- THE EXERCISE -
Copy every line that mentions the word "chart".

- DATA -
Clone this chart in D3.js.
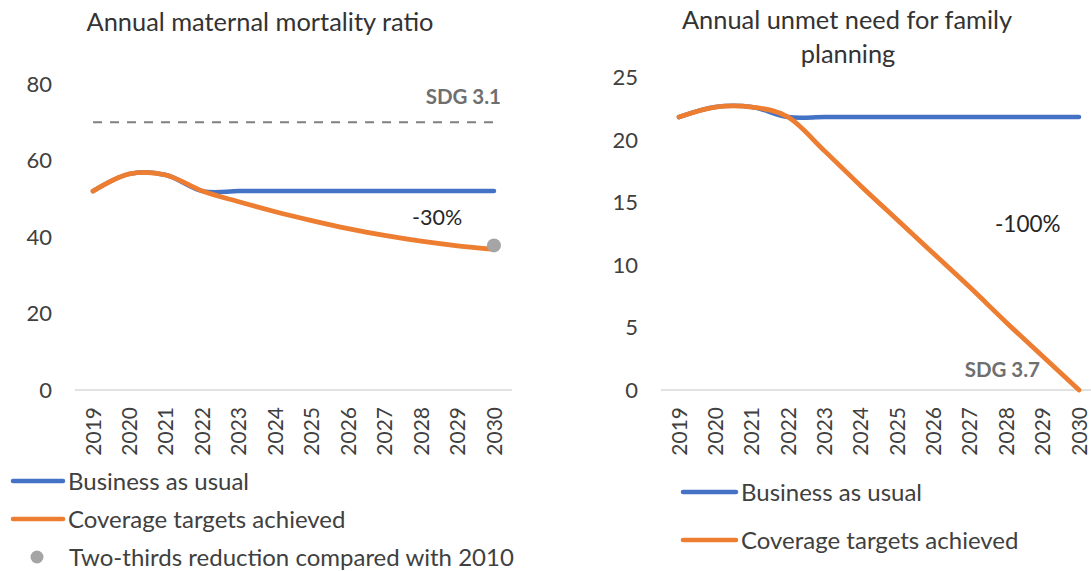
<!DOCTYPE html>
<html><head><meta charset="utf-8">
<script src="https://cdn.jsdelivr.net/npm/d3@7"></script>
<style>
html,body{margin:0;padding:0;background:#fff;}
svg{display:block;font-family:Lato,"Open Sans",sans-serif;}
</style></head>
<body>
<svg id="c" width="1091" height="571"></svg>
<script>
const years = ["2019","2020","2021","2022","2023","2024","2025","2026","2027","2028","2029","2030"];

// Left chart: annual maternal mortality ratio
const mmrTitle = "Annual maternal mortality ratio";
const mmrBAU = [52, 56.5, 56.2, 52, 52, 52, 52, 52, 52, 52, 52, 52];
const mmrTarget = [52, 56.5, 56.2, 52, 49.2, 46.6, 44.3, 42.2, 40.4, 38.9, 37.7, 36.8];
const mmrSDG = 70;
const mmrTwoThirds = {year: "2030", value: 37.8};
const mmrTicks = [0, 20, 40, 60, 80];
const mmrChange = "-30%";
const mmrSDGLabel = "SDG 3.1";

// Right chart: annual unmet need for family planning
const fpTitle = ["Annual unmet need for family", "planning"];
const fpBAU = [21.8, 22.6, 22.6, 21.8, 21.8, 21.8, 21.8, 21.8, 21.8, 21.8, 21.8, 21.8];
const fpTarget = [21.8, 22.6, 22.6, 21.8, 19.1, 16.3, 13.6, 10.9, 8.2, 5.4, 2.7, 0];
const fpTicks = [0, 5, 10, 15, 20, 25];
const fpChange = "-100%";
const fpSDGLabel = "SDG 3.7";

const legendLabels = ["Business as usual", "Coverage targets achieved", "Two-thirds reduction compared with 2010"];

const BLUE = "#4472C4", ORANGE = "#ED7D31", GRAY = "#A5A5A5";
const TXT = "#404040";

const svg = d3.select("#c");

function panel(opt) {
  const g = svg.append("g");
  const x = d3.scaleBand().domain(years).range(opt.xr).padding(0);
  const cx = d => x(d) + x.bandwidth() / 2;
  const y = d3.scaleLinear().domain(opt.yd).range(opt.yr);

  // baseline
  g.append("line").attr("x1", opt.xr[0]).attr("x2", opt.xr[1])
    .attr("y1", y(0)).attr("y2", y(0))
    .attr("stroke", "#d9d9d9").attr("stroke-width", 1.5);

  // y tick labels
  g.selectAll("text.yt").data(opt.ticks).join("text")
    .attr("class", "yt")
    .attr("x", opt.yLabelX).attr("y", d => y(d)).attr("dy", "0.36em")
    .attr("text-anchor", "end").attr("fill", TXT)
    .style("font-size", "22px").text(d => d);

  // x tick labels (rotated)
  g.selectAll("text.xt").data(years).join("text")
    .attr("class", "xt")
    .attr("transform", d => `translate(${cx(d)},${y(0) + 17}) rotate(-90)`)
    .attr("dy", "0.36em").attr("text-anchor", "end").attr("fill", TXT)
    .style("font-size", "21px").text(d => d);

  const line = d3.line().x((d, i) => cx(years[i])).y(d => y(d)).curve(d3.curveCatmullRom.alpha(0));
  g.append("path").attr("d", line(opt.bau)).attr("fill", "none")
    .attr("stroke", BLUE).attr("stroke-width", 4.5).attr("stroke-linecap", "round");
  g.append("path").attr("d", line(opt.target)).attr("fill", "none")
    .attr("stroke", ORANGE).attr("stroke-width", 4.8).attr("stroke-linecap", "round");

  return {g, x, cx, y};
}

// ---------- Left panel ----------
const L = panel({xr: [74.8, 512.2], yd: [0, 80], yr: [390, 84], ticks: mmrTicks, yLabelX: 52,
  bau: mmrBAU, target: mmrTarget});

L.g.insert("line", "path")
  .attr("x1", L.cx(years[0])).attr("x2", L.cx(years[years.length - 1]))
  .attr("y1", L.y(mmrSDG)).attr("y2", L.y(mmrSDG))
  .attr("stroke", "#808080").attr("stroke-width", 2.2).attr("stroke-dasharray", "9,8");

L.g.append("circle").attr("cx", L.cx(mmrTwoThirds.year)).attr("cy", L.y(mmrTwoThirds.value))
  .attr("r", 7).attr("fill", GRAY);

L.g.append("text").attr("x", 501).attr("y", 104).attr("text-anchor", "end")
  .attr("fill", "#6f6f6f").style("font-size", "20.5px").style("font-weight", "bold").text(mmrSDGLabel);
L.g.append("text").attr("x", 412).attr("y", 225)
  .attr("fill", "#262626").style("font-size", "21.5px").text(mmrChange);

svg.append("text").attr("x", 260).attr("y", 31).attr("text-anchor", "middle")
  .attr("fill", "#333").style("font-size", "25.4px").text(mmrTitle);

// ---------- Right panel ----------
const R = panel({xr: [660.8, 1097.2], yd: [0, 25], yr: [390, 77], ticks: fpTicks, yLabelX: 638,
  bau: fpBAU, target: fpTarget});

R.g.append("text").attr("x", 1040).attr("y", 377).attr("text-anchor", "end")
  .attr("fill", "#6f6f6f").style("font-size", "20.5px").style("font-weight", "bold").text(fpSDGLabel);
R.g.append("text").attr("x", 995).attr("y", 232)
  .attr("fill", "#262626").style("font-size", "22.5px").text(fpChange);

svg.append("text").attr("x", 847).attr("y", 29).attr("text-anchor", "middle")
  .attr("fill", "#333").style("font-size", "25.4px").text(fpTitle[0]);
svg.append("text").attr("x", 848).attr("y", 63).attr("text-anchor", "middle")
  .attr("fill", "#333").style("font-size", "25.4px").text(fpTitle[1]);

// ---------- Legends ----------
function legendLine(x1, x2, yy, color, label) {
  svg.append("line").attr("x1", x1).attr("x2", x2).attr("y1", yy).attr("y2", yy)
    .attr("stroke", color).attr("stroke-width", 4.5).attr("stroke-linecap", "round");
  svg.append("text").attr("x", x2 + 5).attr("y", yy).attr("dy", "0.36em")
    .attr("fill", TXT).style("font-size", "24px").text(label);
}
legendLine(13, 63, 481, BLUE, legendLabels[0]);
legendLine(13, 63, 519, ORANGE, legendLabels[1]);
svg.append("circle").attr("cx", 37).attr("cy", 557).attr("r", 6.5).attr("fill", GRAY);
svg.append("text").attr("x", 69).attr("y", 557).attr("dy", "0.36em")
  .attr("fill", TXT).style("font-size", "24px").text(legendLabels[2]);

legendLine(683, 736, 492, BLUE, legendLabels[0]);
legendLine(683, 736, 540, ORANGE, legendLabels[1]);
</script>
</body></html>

- ANSWER -
Clone this chart in D3.js.
// Left chart: annual maternal mortality ratio
// Right chart: annual unmet need for family planning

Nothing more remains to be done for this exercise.